Tetapi saat itu beliau sedang memiliki bayi. Beliau pun menaruh surat tawaran riset tersebut di meja suaminya sebagai isyarat meminta persetujuan. Hal itu biasa beliau lakukan ketika mendapatkan pekerjaan apapun.
Niatnya waktu itu hanya memberitahukan saja, tanpa berharap suaminya memberikan izin. Mengingat situasi yang saat itu punya momongan masih kecil. Meskipun demikian, jiwanya yang menyukai profesi itu, dalam hati kecil tetap terselip harapan. Ternyata tanpa ia duga, suami mengizinkan.
Mungkin kita berkomentar, “Kok bisa diizinkan?” Hal ini karena suami beliau memahami betul bahwa kewajiban menjaga anak-anak dan rumah tangga bukanlah kewajiban istri semata. Suami pun punya tugas yang sama. Pekerjaan rumah tangga juga bukan semata tugas perempuan.
Suami Bu dosen itu mengatakan alasan mengizinkan karena kesempatan riset itu sangat jarang dan ini rejeki langka untuk istrinya. Akan sangat dzolim jika ia menghalangi istri dari hal yang disukainya.
Dari cerita dosen saya itu saya menyadari bahwa setiap orang punya solusi untuk pola rumah tangga seperti apapun.

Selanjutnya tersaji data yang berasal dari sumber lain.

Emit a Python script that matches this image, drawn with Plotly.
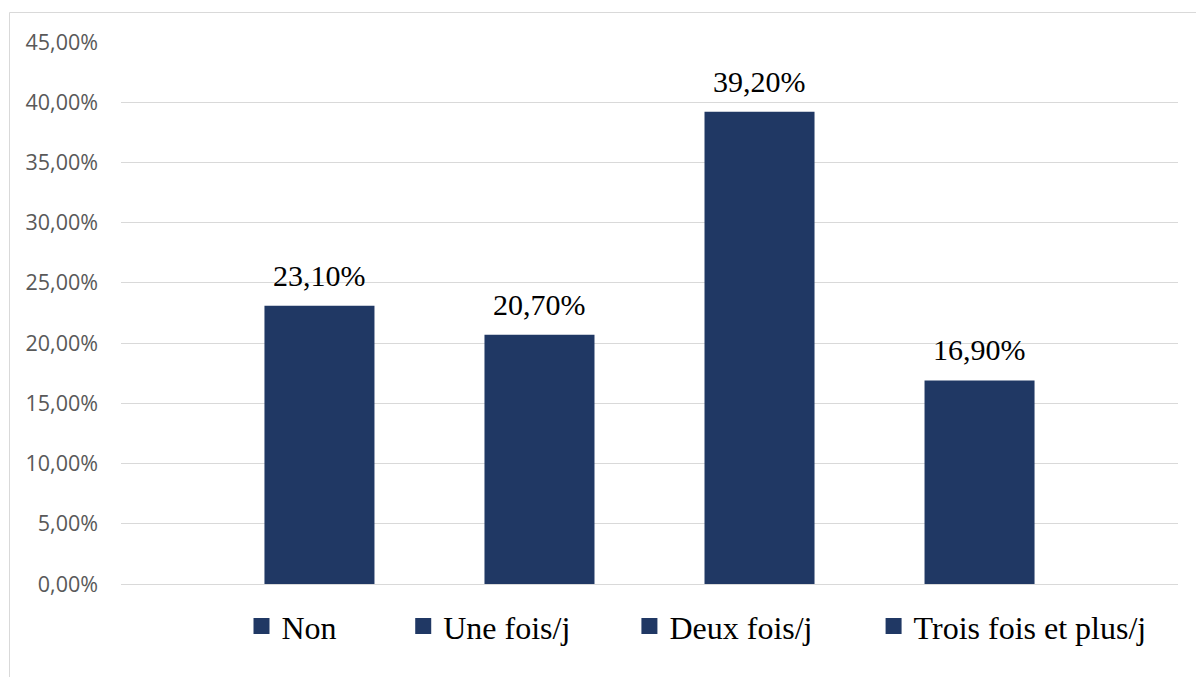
import plotly.graph_objects as go

# Fréquence déclarée (share of respondents per category)
categories = ["Non", "Une fois/j", "Deux fois/j", "Trois fois et plus/j"]
values = [0.231, 0.207, 0.392, 0.169]
y_ticks = [0.0, 0.05, 0.10, 0.15, 0.20, 0.25, 0.30, 0.35, 0.40, 0.45]

BAR_COLOR = "#203864"
GRID_COLOR = "#d9d9d9"
SERIF = "Liberation Serif, Times New Roman, serif"

# left edges (paper units) of the four legend entries along the bottom
legend_x = [0.114, 0.267, 0.481, 0.712]

fig = go.Figure()

for i, (cat, val) in enumerate(zip(categories, values)):
    legend_id = "legend" if i == 0 else f"legend{i + 1}"
    fig.add_bar(
        x=[cat], y=[val], name=cat, width=0.5,
        marker=dict(color=BAR_COLOR, line=dict(width=0)),
        showlegend=False,
    )
    # legend swatch for the series
    fig.add_scatter(
        x=[None], y=[None], mode="markers", name=cat,
        marker=dict(symbol="square", size=16, color=BAR_COLOR),
        legend=legend_id, showlegend=True,
    )
    # value label above the bar
    fig.add_annotation(
        x=cat, y=val, text=f"{val * 100:.2f}%".replace(".", ","),
        showarrow=False, yanchor="bottom", yshift=12,
        font=dict(family=SERIF, size=30, color="black"),
    )

legend_style = dict(
    orientation="h", xanchor="left", y=-0.078, yanchor="middle",
    font=dict(family=SERIF, size=32, color="black"),
    bgcolor="rgba(0,0,0,0)", borderwidth=0,
)
legends = {}
for i, lx in enumerate(legend_x):
    key = "legend" if i == 0 else f"legend{i + 1}"
    legends[key] = dict(legend_style, x=lx)

# light frame around the chart
fig.add_shape(
    type="rect", xref="paper", yref="paper",
    x0=-0.1055, x1=1.03, y0=-0.2, y1=1.0544,
    line=dict(color=GRID_COLOR, width=1), fillcolor="rgba(0,0,0,0)",
    layer="below",
)

fig.update_layout(
    width=1196, height=677,
    margin=dict(l=121, r=18, t=42, b=93),
    paper_bgcolor="white", plot_bgcolor="white",
    barmode="overlay",
    separators=", ",
    xaxis=dict(
        range=[-0.902, 3.902], showticklabels=False, showgrid=False,
        zeroline=False, showline=False, ticks="",
    ),
    yaxis=dict(
        range=[0, 0.45], tickvals=y_ticks, tickformat=".2%",
        showgrid=True, gridcolor=GRID_COLOR, gridwidth=1,
        zeroline=True, zerolinecolor=GRID_COLOR, zerolinewidth=1,
        showline=False, ticks="", ticklabelstandoff=22,
        tickfont=dict(family="Open Sans", size=21.5, color="#595959"),
    ),
    **legends,
)

fig.write_html("out.html")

Selama kedua belah pihak saling mengerti dan memahami, pasti selalu ada jalan keluar.
Sebaliknya, jika tidak ada keinginan suami dalam mendukung istri, suami cenderung membebani istri dengan mengancam hal buruk jika terus bekerja.

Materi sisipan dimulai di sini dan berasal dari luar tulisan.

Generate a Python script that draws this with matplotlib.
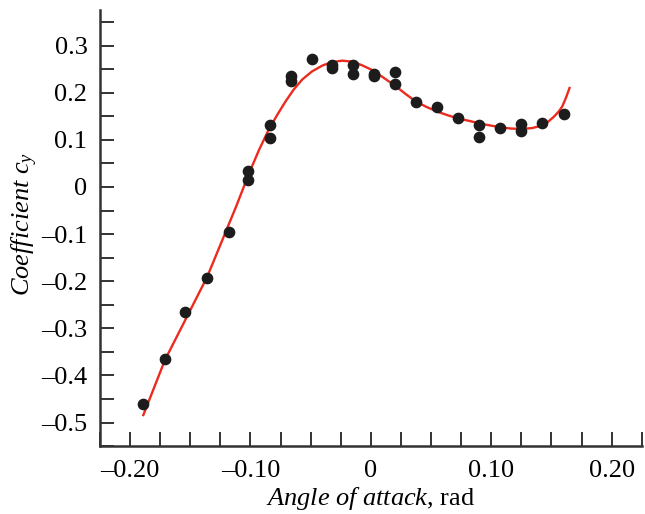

Sebaliknya, jika kedua belah pihak suami istri saling mendukung, pasti ada jalan keluar untuk kebaikan bersama. Tidak ada pihak mana yang berkuasa dan mana yang lemah harus mengikuti keputusan.
Penutup
Sejatinya, perempuan yang sudah menikah layak mempertahankan pekerjaannya, atau untuk yang tidak bekerja berhak memperjuangkan keinginan untuk bekerja.
Jika teman-teman sudah terlajur tidak bekerja, tidak ada salahnya mulai mencari lowongan kerja sebelum terlambat. Baik dengan menghubungi teman-teman, sanak saudara, atau mencari secara online seperti situs Jooble. Bisa juga mulai merintis sebuah bisnis mandiri di rumah.
Bekerja akan membuat perempuan lebih percaya diri dan berdaya. Terlebih lagi, jika dalam pernikahan terdapat kondisi-kondisi seperti di atas. Itu sangat lebih dari cukup untuk menjadi alasan wanita harus tetap bekerja walau sudah menikah.